The Site instrumental de recherche par télédétection (Sirta), an infrastructure supported by the Institut Pierre-Simon Laplace, the fruit of collaboration between the CNRS, the École polytechnique and the Île-de-France Region, was inaugurated on Friday, September 17, 2021. This instrumental site, dedicated to research and teaching, will also be open to the general public, who will be able to discover climate and environmental sciences through educational activities. This real estate project has received the support of the Société du Grand Paris, the Fondation de l'École polytechnique, EDF R&D and the Université de Versailles Saint-Quentin-en-Yvelines.

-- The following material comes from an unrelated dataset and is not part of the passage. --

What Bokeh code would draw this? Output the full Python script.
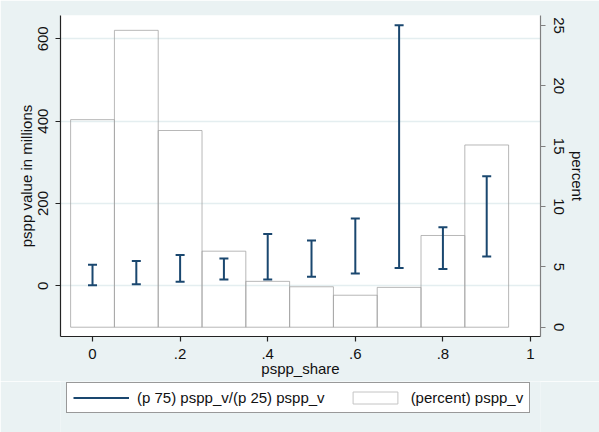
from bokeh.plotting import figure
from bokeh.layouts import column
from bokeh.models import (Range1d, LinearAxis, FixedTicker, Whisker, TeeHead,
                          ColumnDataSource, Legend, LegendItem, CustomJSTickFormatter)
from bokeh.embed import file_html
from bokeh.resources import INLINE

# ---- data ----
share = [0.0, 0.1, 0.2, 0.3, 0.4, 0.5, 0.6, 0.7, 0.8, 0.9]
pct = [17.2, 24.6, 16.3, 6.3, 3.8, 3.35, 2.65, 3.3, 7.6, 15.1]
p25 = [1.5, 4.0, 10.0, 15.0, 15.0, 22.0, 30.0, 43.0, 41.0, 71.0]
p75 = [51.0, 60.0, 75.0, 66.0, 126.0, 110.0, 163.5, 633.0, 142.0, 266.0]
x_ticks = [0, 0.2, 0.4, 0.6, 0.8, 1.0]
left_ticks = [0, 200, 400, 600]
right_ticks = [0, 5, 10, 15, 20, 25]
bar_width = 0.1
legend_labels = ["(p 75) pspp_v/(p 25) pspp_v", "(percent) pspp_v"]

NAVY = "#1a476f"
BG = "#eaf2f3"
FONT = "Liberation Sans"
FS = "15px"

p = figure(frame_width=480, frame_height=321, output_backend="svg", toolbar_location=None,
           x_range=Range1d(-0.0731, 1.0228), y_range=Range1d(-123.2, 656.6),
           min_border_left=60, min_border_right=59, min_border_top=15,
           min_border_bottom=45, background_fill_color="white",
           border_fill_color=BG, outline_line_color=None)
p.extra_y_ranges = {"pct": Range1d(-0.77, 25.83)}

# grid
p.xgrid.visible = False
p.ygrid.ticker = FixedTicker(ticks=left_ticks)
p.ygrid.grid_line_color = "#e4eef0"
p.ygrid.grid_line_width = 1.5

# bars (percent, right axis)
src_b = ColumnDataSource(dict(x=share, top=pct))
bars = p.vbar(x="x", width=bar_width, top="top", bottom=0, source=src_b,
              y_range_name="pct", fill_color=None, line_color="#a0a0a0",
              line_alpha=0.75, line_width=1)

# interquartile ranges (left axis)
src_e = ColumnDataSource(dict(x=share, lower=p25, upper=p75))
seg = p.segment(x0="x", y0="lower", x1="x", y1="upper", source=src_e,
                line_color=NAVY, line_width=2)
w = Whisker(source=src_e, base="x", lower="lower", upper="upper",
            dimension="height", line_alpha=0, level="annotation",
            upper_head=TeeHead(size=9, line_color=NAVY, line_width=2),
            lower_head=TeeHead(size=9, line_color=NAVY, line_width=2))
p.add_layout(w)

def style_axis(ax, line_color="#222222"):
    ax.axis_line_color = line_color
    ax.axis_line_width = 1.2
    ax.major_tick_line_color = line_color
    ax.major_tick_line_width = 1.2
    ax.major_tick_out = 5
    ax.major_tick_in = 0
    ax.minor_tick_line_color = None
    ax.major_label_text_font = FONT
    ax.major_label_text_font_size = FS
    ax.major_label_text_color = "#111111"
    ax.axis_label_text_font = FONT
    ax.axis_label_text_font_size = FS
    ax.axis_label_text_font_style = "normal"
    ax.axis_label_text_color = "#111111"

# x axis
xa = p.xaxis[0]
style_axis(xa)
xa.ticker = FixedTicker(ticks=x_ticks)
xa.formatter = CustomJSTickFormatter(code="""
    if (Math.abs(tick) < 1e-9) return '0';
    if (Math.abs(tick - 1) < 1e-9) return '1';
    return tick.toFixed(1).replace(/^0/, '');
""")
xa.axis_label = "pspp_share"
xa.major_label_standoff = 7
xa.axis_label_standoff = -2

# left axis
ya = p.yaxis[0]
style_axis(ya)
ya.ticker = FixedTicker(ticks=left_ticks)
ya.major_label_orientation = "vertical"
ya.axis_label = "pspp value in millions"
ya.major_label_standoff = 7
ya.axis_label_standoff = 1

# right axis
ra = LinearAxis(y_range_name="pct", ticker=FixedTicker(ticks=right_ticks))
style_axis(ra, "#808080")
ra.major_label_orientation = "vertical"
ra.axis_label = "percent"
ra.major_label_standoff = 8
ra.axis_label_standoff = 2
p.add_layout(ra, "right")

# ---- legend strip (separate figure below the chart) ----
# legend renderers share the chart's data but lie outside this strip's y range
leg = figure(width=599, height=51, output_backend="svg", toolbar_location=None,
             x_range=Range1d(0, 1), y_range=Range1d(5000, 6000),
             x_axis_location=None, y_axis_location=None, min_border=0,
             background_fill_color=BG, border_fill_color=BG, outline_line_color=None)
leg.grid.visible = False
r1 = leg.segment(x0="x", y0="lower", x1="x", y1="upper", source=src_e,
                 line_color=NAVY, line_width=2)
r2 = leg.vbar(x="x", width=bar_width, top="top", bottom=0, source=src_b,
              fill_color="white", line_color="#c4c4c4")
legend = Legend(items=[LegendItem(label=legend_labels[0], renderers=[r1]),
                       LegendItem(label=legend_labels[1], renderers=[r2])],
                orientation="horizontal", location=(6, 19),
                border_line_color="#333333", border_line_width=1,
                background_fill_color="white", background_fill_alpha=1,
                label_text_font=FONT, label_text_font_size=FS,
                label_text_color="#111111",
                glyph_width=56, glyph_height=15, label_standoff=8,
                spacing=22, padding=6, margin=0, label_height=16)
leg.add_layout(legend, "center")

layout = column(p, leg, spacing=0)
open("out.html", "w").write(file_html(layout, INLINE))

This atmospheric research observatory is a national experimental site dedicated to climate and environmental research. It is one of the few sites in Europe offering the instrumentation, facilities and hosting capacity required to study atmospheric physico-chemical processes, from the surface to the top of the troposphere, via the boundary layer, to better understand climate feedbacks on regional and decadal scales, evaluate atmospheric models (climate, weather, chemistry-transport) and validate space observations.
With the aim of supporting scientific research in the field of climatology, the new Sirta equipment will enable us to better understand, anticipate and forecast heatwaves and pollution peaks, as well as find innovative solutions for renewable electricity production. They will also reinforce the construction of the European research infrastructure Actris (aerosol, clouds and trace gases research infrastructure), of which Sirta is a major component.
Sirta federates the research and experimental teaching carried out by laboratories in the Paris region in the fields of atmospheric instrumentation and measurement. It is a reference tool at European and international level, and represents a database of several dozen atmospheric variables recorded over almost 20 years.
Founded in 1999 on the initiative of the Institut Pierre-Simon Laplace (IPSL)1), and formerly housed in the Dynamic Meteorology Laboratory (LMD2), the Sirta now extends over a 2.5 ha plot of land north of the lake on the École polytechnique campus. The new infrastructure includes a dedicated and emblematic 600 m 2 observatory building with a 450 m² instrumental roof terrace.
This new development has made it possible to protect a natural area of some forty hectares around the observatory, which is essential for the quality and representativeness of the measurements. The new infrastructure provides a permanent home for the observatory's historic instrumentation, and enables the installation of new high-tech measuring instruments (50 m mast, lidar, wind turbines, solar panels, etc.).
Accessible to all, the site will also inform the general public through tours, conferences and debates.
The project was supported by the Société du Grand Paris, EDF R&D, the Université de Versailles Saint-Quentin-en-Yvelines (UVSQ) and the Fondation de l'École polytechnique, thanks to the mobilization of alumni from the class of 1977, who organized a special fund-raising campaign to finance the new observatory, and Daniel Rigny (X 1989), Grand Donateur de l'X.
Sirta key figures :
- Founded in 1999, over 20 years of research and experimental teaching,
- 150 instruments,
- 18 member laboratories,
- 1,000 interventions per year,
- 750 students per year,
- More than 320 scientific publications since 1999,
- 60 measurement campaigns and instrumental tests,
- 16 TB of data,
- 15 million files,
- 7 million hours of high-quality recorded data,
- 80 data streams and more,
- 600 files per day,
- 18 scientific workshops.
1 Federation of eight Ile-de-France research laboratories (CNRS/École polytechnique/Université de Versailles Saint-Quentin-en-Yvelines (UVSQ)/CEA/Sorbonne Université/IRD/École des ponts ParisTech/Université Paris Saclay).
2 École polytechnique/CNRS/ENS Paris/Sorbonne University.